Settler colonialism is unstable in the contemporary world because of the facilities subject populations have for mobilization and resistance. Conflict between colonizer and colonized has only ended in one of three ways: 1) The expulsion of the colonists, as in Algeria; 2) the integration of the colonists into a nation that includes the indigenous population, as happened in South Africa; or 3) the expulsion of the indigenous population, as with the Trail of Tears in the nineteenth-century United States.

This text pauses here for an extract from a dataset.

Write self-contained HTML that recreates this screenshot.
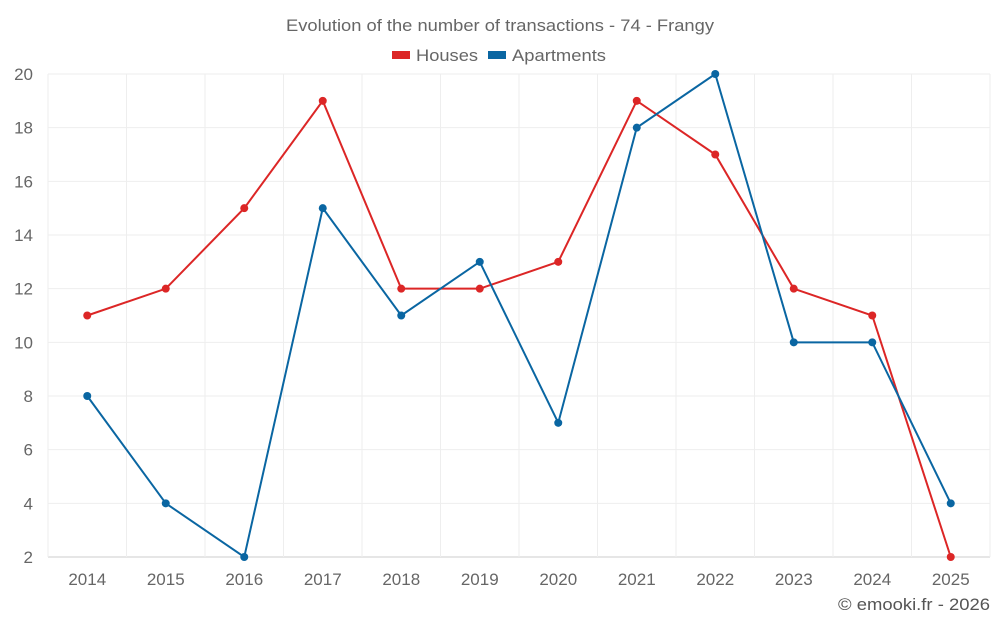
<!DOCTYPE html>
<html><head><meta charset="utf-8"><style>
body{margin:0;background:#fff;}
svg{display:block;font-family:"Liberation Sans",sans-serif;}
</style></head><body>
<svg id="chart" width="1000" height="625" viewBox="0 0 1000 625">
<text x="286" y="31" font-size="16.5" fill="#666" textLength="428" lengthAdjust="spacingAndGlyphs">Evolution of the number of transactions - 74 - Frangy</text>
<g>
<rect x="392" y="51" width="18" height="8" fill="#dc2626"/>
<text x="416" y="61" font-size="17" fill="#666" textLength="62" lengthAdjust="spacingAndGlyphs">Houses</text>
<rect x="488" y="51" width="18" height="8" fill="#0a66a2"/>
<text x="512" y="61" font-size="17" fill="#666" textLength="94" lengthAdjust="spacingAndGlyphs">Apartments</text>
</g>
<g id="grid"></g><g id="axes"></g><g id="series"></g>
<text x="838" y="610" font-size="16.5" fill="#555" textLength="152" lengthAdjust="spacingAndGlyphs">© emooki.fr - 2026</text>
</svg>
<script>
const categories=["2014","2015","2016","2017","2018","2019","2020","2021","2022","2023","2024","2025"];
const houses=[11,12,15,19,12,12,13,19,17,12,11,2];
const apartments=[8,4,2,15,11,13,7,18,20,10,10,4];
const yTicks=[2,4,6,8,10,12,14,16,18,20];
const NS="http://www.w3.org/2000/svg";
const L=48,R=990,T=74,B=557,yMin=2,yMax=20;
const bw=(R-L)/categories.length;
const x=i=>L+bw*(i+0.5);
const y=v=>B-(v-yMin)/(yMax-yMin)*(B-T);
function mk(tag,attrs,parent){const e=document.createElementNS(NS,tag);for(const k in attrs)e.setAttribute(k,attrs[k]);document.getElementById(parent).appendChild(e);return e;}
yTicks.forEach(v=>{
const l=mk('line',{x1:L,x2:R,y1:y(v),y2:y(v),stroke:v===yMin?'#ccc':'#eee','stroke-width':1},'grid');


const t=mk('text',{x:33,y:y(v)+6,'text-anchor':'end','font-size':17,fill:'#666'},'axes');t.textContent=v;


});
for(let i=0;i<=categories.length;i++){
const l=mk('line',{x1:L+bw*i,x2:L+bw*i,y1:T,y2:B,stroke:'#eee','stroke-width':1},'grid');


}
categories.forEach((c,i)=>{
const t=mk('text',{x:x(i),y:585,'text-anchor':'middle','font-size':17,fill:'#666'},'axes');t.textContent=c;


});
function series(data,color,name){
const p=mk('polyline',{points:data.map((v,i)=>x(i)+','+y(v)).join(' '),fill:'none',stroke:color,'stroke-width':2},'series');


data.forEach((v,i)=>{
const c=mk('circle',{cx:x(i),cy:y(v),r:4,fill:color},'series');


});
}
series(houses,'#dc2626','houses');
series(apartments,'#0a66a2','apartments');
</script>
</body></html>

Bob Simon told Charlie Rose that the 'two-state solution' in Israel-Palestine is dead, which is likely correct. He suggested that the most likely outcome is Apartheid. However, I would argue that Apartheid is a phase and its itself an unstable situation, and that only one of the above three outcomes is actually permanent. Given that the Arabs are becoming more technologically sophisticated and wealthier over time, and given their demographic advantage, I do not expect a trasnferist or trail of tears policy to be implemented or succeed. In the long term, over several decades, I think either there will be a gradual outflow of Israeli emigrants that leaves Jews a plurality in Israel. Or there will eventually be a single state. The other possibilities, of either a century-long Apartheid or another expulsion of Palestinians a la 1948 seem to me less likely. The Gaza operation is intended to extend the life of an incipient Apartheid. But that is sort of like giving a heart transplant to a man diagnosed with terminal cancer.

New York Times reports on Palestinian children found clinging to mothers' corpses.

Hareetz reports: Red Cross: Israel breaking int'l law, letting children starve in Gaza.

"The ICRC believes that in this instance the Israeli military failed to meet its obligation under international humanitarian law to care for and evacuated the wounded. It considers the delay in allowing rescue services access unacceptable," it said.